This is a good piece:
https://www.theatlantic.com/ideas/ar...bernie/606688/
"Democratic insiders tend to be institutionalists. They are more likely than ordinary voters to care about the fact that Sanders hasn’t always been a registered Democrat, that he often criticizes party officials, and that he didn’t do more to help Clinton in 2016. Masket told me that many of the party bigwigs he interviewed resented Sanders for “being a spoiler for 2016” by supposedly undermining Clinton, and for “sticking his finger in the eye of the Democratic establishment.”
The other reason Democratic insiders disproportionately oppose Sanders is that party elites and the journalists with whom they interact tend to distrust radicals of any stripe. “A quarter-century covering national politics has convinced me that the more pervasive force shaping coverage of Washington and elections is what might be thought of as centrist bias, flowing from reporters and sources alike,” the former Politico editor John Harris recently observed."
Democrats seem to developing a wing of the party that is markedly conservative about institutional preservation. They decry anything they see as violating norms. Granted, in regard to Trump, they have good reason - he may be violating norms in a way that emboldens future presidents to act like autocrats.
But there's also a reverence for institutions, and it's built on some stale thinking that'd fit right at home in
National Review. Old school conservatism sought to "stand athwart" change, to keep things as they were, with only the smallest of incremental change from year to year.
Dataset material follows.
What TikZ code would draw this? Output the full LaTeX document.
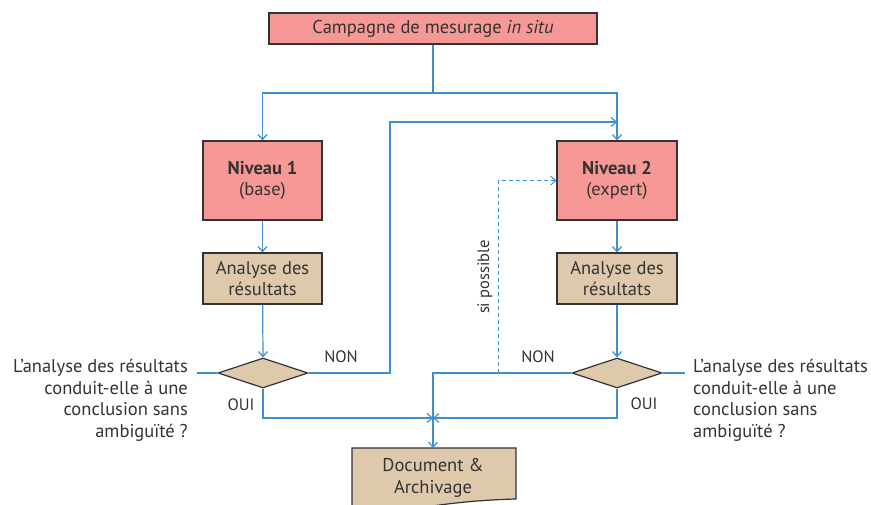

When Democrats go nuts over Trump fooling around with the Justice Department, or thumbing his nose at Congressional oversight, they're doing something similar. They're asserting that the institutions are doing things the right way, and any challenge to that is invalid and dangerous. But at the same time, they'll acknowledge that our justice system is deeply fucked up and desperately in need of an overhaul. And everyone admits the current gridlock in government has rendered it dysfunctional.
These things don't change unless some radical shakeup occurs. Trump seems to be providing that shakeup. Instead of taking the conservative position that our justice system is properly running and should be protected, might the better response to Trump's efforts to delegitimize it be, "Yes, our justice system needs to be totally rebooted, but not the way Trump would reboot it... Here are ways we can strip it down to the studs and start all over, and it begins with less incarceration and less prosecutions of non-violent crime." Instead of sanctifying Congress, a group of people half comprised of craven political idiots, and crying that it's a victim of Executive bullying, might the better response be, "Enough with the endless politics. Congress, act like fucking adults. No more Benghazis, no more silly votes to repeal ACA, and no more purely political hearings where you waste time grandstanding. Shut up and work with the other two branches to get something done."
I think Trump might be a lost opportunity. He's taking a wrecking ball to things that need some significant repair. Instead of protecting these fucked up institutions, we should all agree they need to ripped apart and rebuilt. Just in a different way than he wants to rebuild them.
Let him disrupt and then swoop in and do the rebuilding. Lord knows he won't do it. It's hard work, and it requires discipline and foresight. And he can't build anything.